National Writers Series Celebrates 15 Years, Announces Winter/Spring 2025 Series

The National Writers Series (NWS) has announced the lineup of authors to be featured as part of its 2025 winter/spring season. The slate, which kicks off next Saturday with Pulitzer Prize winner Geraldine Brooks, is the start of 15th anniversary festivities for NWS, which got its official start in 2010. A full rundown of events is below.
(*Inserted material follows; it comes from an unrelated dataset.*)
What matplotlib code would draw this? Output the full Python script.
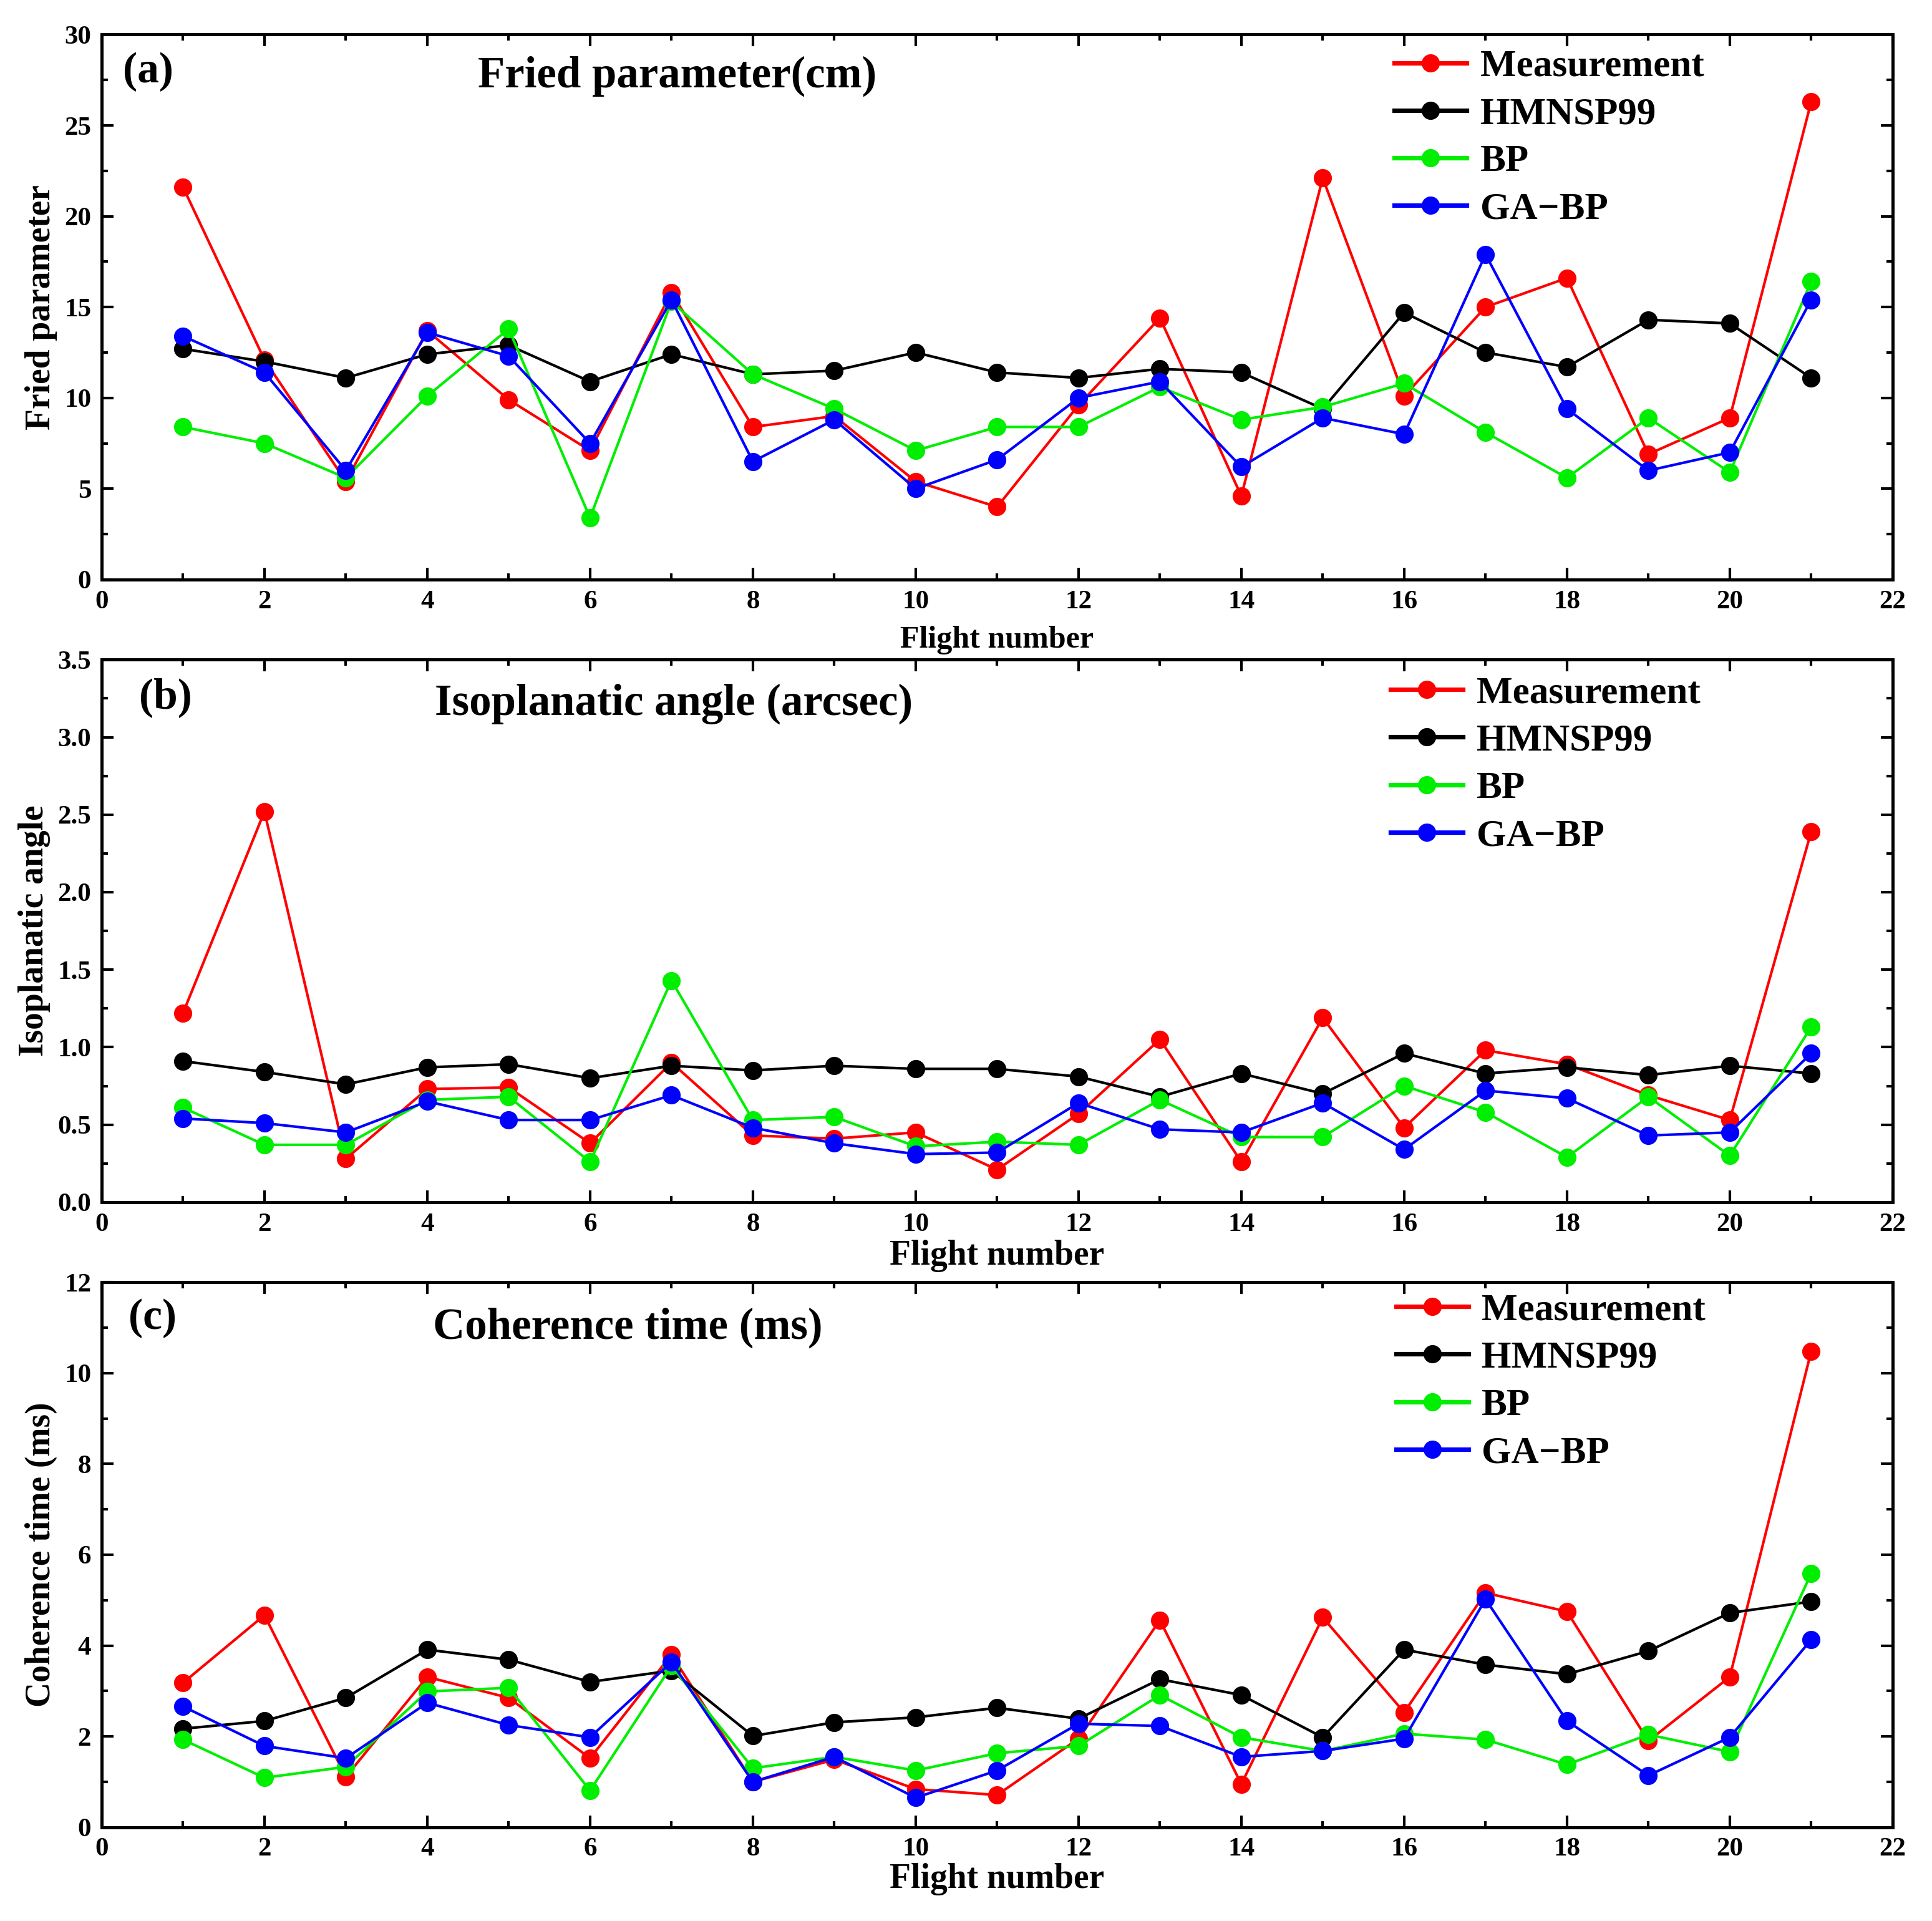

February 8: Geraldine Brooks

Brooks, who won the Pulitzer Prize for fiction for her 2005 novel March, will sit down with Interlochen Public Radio’s Jacki Lyden for a conversation about her new memoir, Memorial Days. Brooks wrote the book about the sudden death of her husband, journalist Tony Horwitz, in 2019. The event is slated to take place at Lars Hockstad Auditorium.

February 27: Scott Turow

Turow, known for the 1987 legal thriller Presumed Innocent – which was recently the basis for a popular Apple TV+ series starring Jake Gyllenhaal – will join NWS for this virtual livestream event to discuss the long-awaited sequel, Presumed Guilty. New York Times bestselling author David Baldacci will host the all-virtual conversation.

March 13: Jonathan Eig

Eig will take the stage at the City Opera House to discuss his 2023 book King: A Life, a biography of Martin Luther King Jr. that recently won the 2024 Pulitzer Prize for biography. The book, which includes details about King’s life sourced from recently declassified FBI files, has already been optioned for a feature-film by Amblin, Steven Spielberg’s production company. Author Rochelle Riley will host.

April 9: Jennifer Weiner

A common fixture on the New York Times bestseller list, Weiner will join IPR’s Dr. Amanda Sewell at the Opera House to discuss her latest novel, The Griffin Sisters’ Greatest Hits, a book set in the world of pop music that is set to release just one day before the NWS event.

April 10: Patrice Gopo

Award-winning essayist and author Patrice Gopo is the first-ever winner of the Pattis Family Foundation Creative Arts Book Award, a $25,000 prize bestowed by Interlochen Center for the Arts to recognize “the best literature in the creative arts field.” Gopo will be honored during this free event at Kirkbride Hall, and will also sit down for a conversation with NWS co-founder Doug Stanton.

April 22: Leif Enger

Enger, a New York Times bestselling author most known for his 2001 novel Peace Like a River, will join Stanton onstage at the Opera House to discuss his new book, I Cheerfully Refuse. Released last year, that novel follows “a bereaved and pursued musician” sailing a “sentient” Lake Superior in a climate-change-ravaged America, searching for his lost wife.

May 1: Alua Arthur

Arthur, a so-called “death doula” who helps clients plan for the end of life, will visit the City Opera House to discuss her debut book, Briefly Perfectly Human. The book explores Arthur’s work and philosophy, about how “thinking about your death—whether imminent or not—will breathe wild, new potential into your life.” Podcaster Dana Black, of I Swear on My Mother’s Grave, will host.

May 14: Rick Atkinson

NWS will wrap its winter/spring 2025 season with a third Pulitzer Prize-winning author. Atkinson, who won that prestigious honor twice – for national reporting in 1982, and for history in 2003 – will be on hand to discuss his new book, The Fate of the Day: The War for America, Fort Ticonderoga to Charleston, 1777-1780. The book, which comes out on April 29, is the second volume in a planned trilogy from Atkinson concerning the American Revolution. Atkinson will join Stanton on the Opera House stage to discuss the project and his views “on the demands that a democracy makes on its citizens.”

All events have a 7pm start time. Tickets can be purchased on the NWS website.